На другой день в пески вывели первую партию пленных в двести человек. Изможденные, иссиня-бледные, еле передвигающие ноги красноармейцы шли, как тени. Конный конвой плотно окружал их нестройно шагавшую толпу… На десятиверстном перегоне Вешенская — Дубровка двести человек были вырублены до одного. Вторую партию выгнали перед вечером. Конвою было строго приказано: отстающих только рубить, а стрелять лишь в крайнем случае. Из полутораста человек восемнадцать дошли до Казанской… Один из них, молодой цыгановатый красноармеец, в пути сошел с ума. Всю дорогу он пел, плясал и плакал, прижимая к сердцу пучок сорванного душистого чеборца. Он часто падал лицом в раскаленный песок, ветер трепал грязные лохмотья бязевой рубашки, и тогда конвоирам были видны его туго обтянутая кожей костистая спина и черные порепавшиеся подошвы раскинутых ног. Его поднимали, брызгали на него водой из фляжек, и он открывал черные блещущие безумием глаза, тихо смеялся и, раскачиваясь, снова шел.

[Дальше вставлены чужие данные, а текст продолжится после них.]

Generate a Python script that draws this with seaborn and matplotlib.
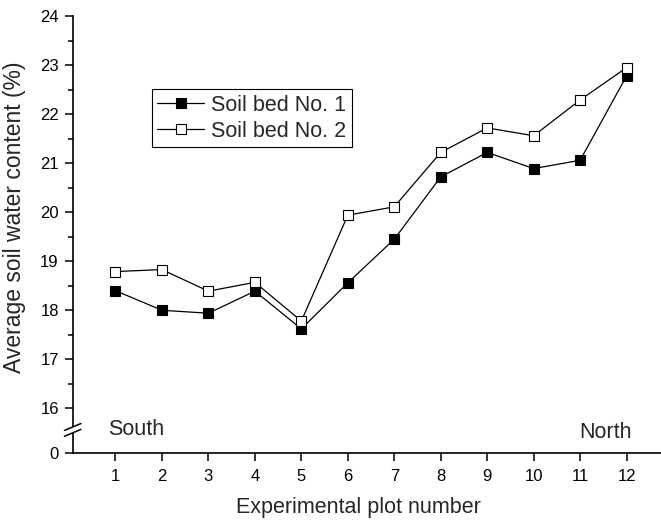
import matplotlib
matplotlib.use("Agg")
import matplotlib.pyplot as plt
import seaborn as sns
import pandas as pd
import numpy as np
from matplotlib.patches import Rectangle

plots = list(range(1, 13))
bed1 = [18.40, 18.00, 17.94, 18.39, 17.62, 18.56, 19.45, 20.72, 21.22, 20.89, 21.06, 22.78]
bed2 = [18.79, 18.83, 18.39, 18.57, 17.78, 19.94, 20.11, 21.22, 21.72, 21.56, 22.29, 22.95]
series_names = ["Soil bed No. 1", "Soil bed No. 2"]
ytick_vals = [15.08, 16, 17, 18, 19, 20, 21, 22, 23, 24]
ytick_labels = ["0", "16", "17", "18", "19", "20", "21", "22", "23", "24"]

sns.set_style("ticks")
plt.rcParams["font.family"] = ["Liberation Sans", "DejaVu Sans"]

fig = plt.figure(figsize=(6.61, 5.20), dpi=100)
ax = fig.add_axes([0.110, 0.128, 0.890, 0.841])

df1 = pd.DataFrame({"plot": plots, "val": bed1})
df2 = pd.DataFrame({"plot": plots, "val": bed2})
sns.lineplot(data=df1, x="plot", y="val", ax=ax, color="black", lw=0.9,
             marker="s", markersize=7, markerfacecolor="black",
             markeredgecolor="black", markeredgewidth=0.8, label=series_names[0])
sns.lineplot(data=df2, x="plot", y="val", ax=ax, color="black", lw=0.9,
             marker="s", markersize=7, markerfacecolor="white",
             markeredgecolor="black", markeredgewidth=0.8, label=series_names[1])

ax.set_xlim(0.08, 12.74)
ax.set_ylim(15.08, 24)
ax.set_xticks(plots)
ax.set_xticklabels([str(p) for p in plots])
ax.set_yticks(ytick_vals)
ax.set_yticklabels(ytick_labels)
ax.set_yticks(np.arange(16.5, 24, 1.0), minor=True)
ax.tick_params(axis="both", which="major", direction="out", length=6, width=1.1,
               labelsize=12, color="black", labelcolor="black", pad=4)
ax.tick_params(axis="x", which="major", pad=5)
ax.tick_params(axis="y", which="minor", direction="out", length=3.5, width=1.1, color="black")

for s in ["top", "right"]:
    ax.spines[s].set_visible(False)
for s in ["left", "bottom"]:
    ax.spines[s].set_linewidth(1.2)
    ax.spines[s].set_color("black")

ax.set_xlabel("Experimental plot number", fontsize=15.5)
ax.set_ylabel("Average soil water content (%)", fontsize=16.5)
ax.xaxis.set_label_coords(0.486, -0.100)
ax.yaxis.set_label_coords(-0.080, 0.54)

# axis break marks
trans = ax.get_yaxis_transform()
ax.add_patch(Rectangle((-0.01, 15.50), 0.02, 0.12, transform=trans,
                       facecolor="white", edgecolor="none", clip_on=False, zorder=5))
for yc in [15.50, 15.62]:
    ax.plot([-0.014, 0.014], [yc - 0.07, yc + 0.07], transform=trans,
            color="black", lw=1.1, clip_on=False, zorder=6)

ax.text(0.84, 15.56, "South", fontsize=15.5, ha="left", va="center")
ax.text(10.97, 15.50, "North", fontsize=15.5, ha="left", va="center")

leg = ax.legend(loc="upper left", bbox_to_anchor=(0.134, 0.833), fontsize=15.5,
                frameon=True, fancybox=False, edgecolor="black", framealpha=1,
                borderpad=0.25, labelspacing=0.25, handlelength=2.2,
                handletextpad=0.33, borderaxespad=0)
leg.get_frame().set_linewidth(0.8)

fig.savefig("out.png", dpi=100)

Сердобольные бабы на одном из хуторов окружили конвойных, и величественная и дородная старуха строго сказала начальнику конвоя:
— Ты ослобони вот этого чернявенького. Умом он тронулся, к богу стал ближе, и вам великий грех будет, коли такого-то загубите.
Начальник конвоя — бравый рыжеусый подхорунжий — усмехнулся:
— Мы, бабуня, лишнего греха не боимся на душу принимать. Все одно из нас праведников не получится!
— А ты ослобони, не противься, — настойчиво просила старуха. — Смерть-то над каждым из вас крылом машет…
Бабы дружно поддержали ее, и подхорунжий согласился.
— Мне не жалко, возьмите его. Он теперь не вредный. А за нашу доброту — молочка нам неснятого по корчажке на брата.
Старуха увела сумасшедшего к себе в хатенку, накормила его, постелила ему в горнице. Он проспал сутки напролет, а потом проснулся, встал спиной к окошку, тихо запел. Старуха вошла в горенку, присела на сундук, подперла щеку ладонью, долго и зорко смотрела на худощавое лицо паренька, потом басовито сказала:
— Ваши-то, слыхать, недалеко…
Сумасшедший на какую-то секунду смолк и сейчас же снова запел, но уже тише.
Тогда старуха строго заговорила:
— Ты, болезный мой, песенки брось играть, не прикидывайся и голову мне не морочь. Я жизню прожила, и меня не обманешь, не дурочка! Умом ты здоровый, знаю… Слыхала, как ты во сне гутарил, да таково складно!
Красноармеец пел, но все тише и тише. Старуха продолжала:
— Ты меня не боись, я тебе не лиха желаю. У меня двух сынков в германскую войну сразили, а меньший в эту войну в Черкасском помер. А ить я их всех под сердцем выносила… Вспоила, вскормила, ночей смолоду не спала… Вот через это и жалею я всех молодых юношев, какие в войсках служат, на войне воюют… — Она помолчала немного.
Смолк и красноармеец. Он закрыл глаза, и чуть задметный румянец проступил на его смуглых скулах, на тонкой худой шее напряженно запульсировала голубая жилка.
С минуту стоял он, храня выжидающее молчание, затем приоткрыл черные глаза. Взгляд их был осмыслен и полыхал таким нетерпеливым ожиданием, что старуха чуть приметно улыбнулась.
— Дорогу на Шумилинскую знаешь?
— Нет, бабуня, — чуть шевеля губами, ответил красноармеец.
— А как же ты пойдешь?
— Не знаю…
— То-то и оно! Что же мне с тобой теперича делать?
Старуха долго выжидала ответа, потом спросила:
— А ходить-то ты можешь?
— Пойду как-нибудь.
— Зараз тебе как-нибудь нельзя ходить. Надо идтить ночьми и шагать пошибче, ох, пошибче! Переднюй ишо, а тогда дам я тебе харчей и в поводыри внучонка, чтоб он дорогу указывал, и — в час добрый! Ваши-то, красные, за Шумилинской стоят, верно знаю. Вот ты к ним и припожалуешь. А шляхом вам нельзя идтить, надо — степью, логами да лесами, бездорожно, а то казаки перевстренут, и беды наберетесь. Так-то, касатик мой!